Per sostenere la parte protagonistica del Saul giova essere più grande attore che grande cantante: il basso-baritono Florian Boesch dà luogo a una prova indimenticabile per tracotante autorità d’accento, spasmodica energia scenica, capacità d’imporsi nel discorso musicale anche quando, muto, attraversa la scena come spirito compianto dalle figlie, dal popolo, dal legittimo nuovo re. La parte deuteragonistica di David spetta al controtenore Jake Arditti, seducente nell’eroica e pensosa giovinezza dell’incedere, e ora alato ora incisivo nel canto, con ciò dimostrando d’aver appreso più la mordente lezione della scuola italiana che quella flemmatica delle cantorie inglesi. Calcolato al millimetro risulta l’assortimento delle figlie di Saul, con la signorile e distaccata Anna Prohaska nella parte della sprezzante Merab e la commossa e sfumata Giulia Semenzato in quella dell’idilliaca Michal; ma alla recita del 20 febbraio l’indisposizione della prima ha procurato un contrasto ancor più sferzante con la seconda, grazie al caldo temperamento di un’eccellente sostituta dell’ultimo minuto, Carolina Lippo. Ad Andrew Staples, come Jonathan, corrisponde invece la tipica scheda tecnica di tenore britannico dedito al repertorio settecentesco: canto evanescente nel corpo e senza attrattiva timbrica, ma ragguardevole sottigliezza di fraseggio. Le medesime caratteristiche, con qualche eccesso grottesco, ricorrono in Marcel Beekman: su di lui convergono le parti di Abner, del Sacerdote e di Doeg. Di gran classe il cammeo dello squillante sopranista Ray Chenez, già agli annali come Marzia nel Catone in Utica di Vinci, qui investito di una Strega di Endor che diviene l’enigmatica cameriera della casa di Saul, silenziosa per due interi atti e infine sentenziosa testimone delle ultime ore di lui.

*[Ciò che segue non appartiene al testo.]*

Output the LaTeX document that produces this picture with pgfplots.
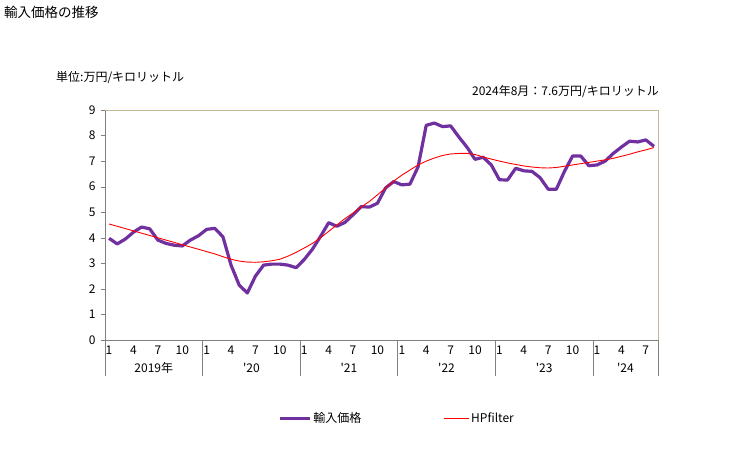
\documentclass[border=0pt]{standalone}
\usepackage{pgfplots}
\usepackage{pgfplotstable}
\pgfplotsset{compat=1.18}
\usepackage{fontspec}
\setmainfont{Noto Sans CJK JP}
\definecolor{ppl}{HTML}{7030A0}
\definecolor{beige}{HTML}{C4B896}
\pgfplotsset{
  legA/.style={legend image code/.code={\draw[##1] (0pt,0pt) -- (30pt,0pt);}},
  legB/.style={legend image code/.code={\draw[##1] (0pt,0pt) -- (25pt,0pt);}},
}
\pgfplotstableread{
i p h
0 3.98 4.54
1 3.76 4.45
2 3.95 4.36
3 4.22 4.27
4 4.42 4.18
5 4.35 4.09
6 3.91 4.00
7 3.78 3.91
8 3.71 3.82
9 3.68 3.73
10 3.91 3.64
11 4.08 3.55
12 4.33 3.46
13 4.37 3.37
14 4.04 3.26
15 2.93 3.16
16 2.15 3.09
17 1.84 3.05
18 2.50 3.04
19 2.93 3.06
20 2.97 3.10
21 2.97 3.16
22 2.93 3.28
23 2.83 3.43
24 3.15 3.60
25 3.55 3.78
26 4.05 4.00
27 4.59 4.25
28 4.45 4.50
29 4.60 4.75
30 4.90 4.97
31 5.22 5.20
32 5.20 5.42
33 5.35 5.68
34 5.95 5.95
35 6.20 6.22
36 6.07 6.45
37 6.10 6.65
38 6.78 6.85
39 8.40 7.00
40 8.49 7.12
41 8.35 7.22
42 8.38 7.28
43 7.95 7.30
44 7.55 7.30
45 7.07 7.26
46 7.15 7.16
47 6.85 7.08
48 6.27 7.00
49 6.26 6.93
50 6.72 6.87
51 6.62 6.81
52 6.60 6.77
53 6.35 6.74
54 5.90 6.73
55 5.90 6.75
56 6.60 6.80
57 7.20 6.85
58 7.20 6.90
59 6.82 6.95
60 6.85 7.00
61 7.00 7.05
62 7.30 7.11
63 7.55 7.19
64 7.78 7.27
65 7.75 7.36
66 7.83 7.44
67 7.58 7.53
}\data
\begin{document}
\begin{tikzpicture}
\path[use as bounding box] (0pt,0pt) rectangle (729pt,-450pt);
\node[anchor=west,inner sep=0pt,font=\fontsize{13.5}{13.5}\selectfont] at (4pt,-12pt) {輸入価格の推移};
\node[anchor=west,inner sep=0pt,font=\fontsize{12}{12}\selectfont] at (56pt,-78pt) {単位:万円/キロリットル};
\node[anchor=east,inner sep=0pt,font=\fontsize{12}{12}\selectfont] at (659pt,-92pt) {2024年8月：7.6万円/キロリットル};
\begin{axis}[
  at={(105pt,-340pt)}, anchor=south west,
  scale only axis, width=553pt, height=230pt,
  xmin=0, xmax=68, ymin=0, ymax=9,
  axis lines=left,
  axis line style={-, draw=gray, line width=0.8pt},
  ytick={0,1,...,9},
  ytick style={draw=gray},
  tick align=outside,
  major tick length=4pt,
  /pgf/number format/assume math mode=true,
  ticklabel style={font=\fontsize{12}{12}\selectfont},
  yticklabel style={xshift=-2pt},
  xtick={0.5,3.5,6.5,9.5,12.5,15.5,18.5,21.5,24.5,27.5,30.5,33.5,36.5,39.5,42.5,45.5,48.5,51.5,54.5,57.5,60.5,63.5,66.5},
  xticklabels={1,4,7,10,1,4,7,10,1,4,7,10,1,4,7,10,1,4,7,10,1,4,7},
  xtick style={draw=none},
  xticklabel style={yshift=2pt},
  clip=false,
  legend style={at={(0.528,-0.34)}, anchor=center, draw=none, fill=none, legend columns=2,
    font=\fontsize{12}{12}\selectfont,
    /tikz/every even column/.append style={column sep=80pt}},
  legend cell align=left,
]
\draw[beige, line width=0.8pt] (rel axis cs:0,1) -- (rel axis cs:1,1) -- (rel axis cs:1,0);
\draw[gray, line width=0.8pt] (axis cs:0,0) -- ++(0pt,-36pt);
\draw[gray, line width=0.8pt] (axis cs:12,0) -- ++(0pt,-36pt);
\draw[gray, line width=0.8pt] (axis cs:24,0) -- ++(0pt,-36pt);
\draw[gray, line width=0.8pt] (axis cs:36,0) -- ++(0pt,-36pt);
\draw[gray, line width=0.8pt] (axis cs:48,0) -- ++(0pt,-36pt);
\draw[gray, line width=0.8pt] (axis cs:60,0) -- ++(0pt,-36pt);
\draw[gray, line width=0.8pt] (axis cs:68,0) -- ++(0pt,-36pt);
\addplot[ppl, line width=3.2pt, line join=round, legA]
  table[x expr=\thisrow{i}+0.5, y=p] {\data};
\addlegendentry{輸入価格}
\addplot[red, line width=0.9pt, legB]
  table[x expr=\thisrow{i}+0.5, y=h] {\data};
\addlegendentry{HPfilter}
\node[font=\fontsize{12}{12}\selectfont] at (axis cs:6,0) [yshift=-28pt] {2019年};
\node[font=\fontsize{12}{12}\selectfont] at (axis cs:18,0) [yshift=-28pt] {\textquotesingle 20};
\node[font=\fontsize{12}{12}\selectfont] at (axis cs:30,0) [yshift=-28pt] {\textquotesingle 21};
\node[font=\fontsize{12}{12}\selectfont] at (axis cs:42,0) [yshift=-28pt] {\textquotesingle 22};
\node[font=\fontsize{12}{12}\selectfont] at (axis cs:54,0) [yshift=-28pt] {\textquotesingle 23};
\node[font=\fontsize{12}{12}\selectfont] at (axis cs:64,0) [yshift=-28pt] {\textquotesingle 24};
\end{axis}
\end{tikzpicture}
\end{document}
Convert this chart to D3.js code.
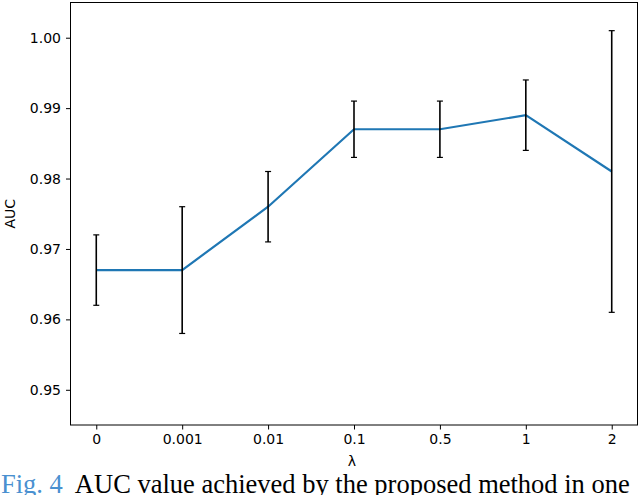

Raffinato specialista dello Händel inglese – appunto quello degli anthems e dei grandi oratorii – Laurence Cummings tiene le redini della lettura musicale e in particolare della Freiburger Barockorchester: in essa privilegia aristocraticamente i modi sommessi e la ricerca di colori, anziché gettarsi superficiale sulla vistosa macchina bellica di trombe e timpani. Il più esatto interlocutore delle sue intenzioni consiste nondimeno nell’Arnold Schönberg Chor, preparato da Erwin Ortner e qui miracoloso, oltre il già sgomentante usato, per intonazione, entusiasmo, vocazione di ogni suo elemento a travasare in platea emozione e sapienza di ogni nota cantata. La perfezione.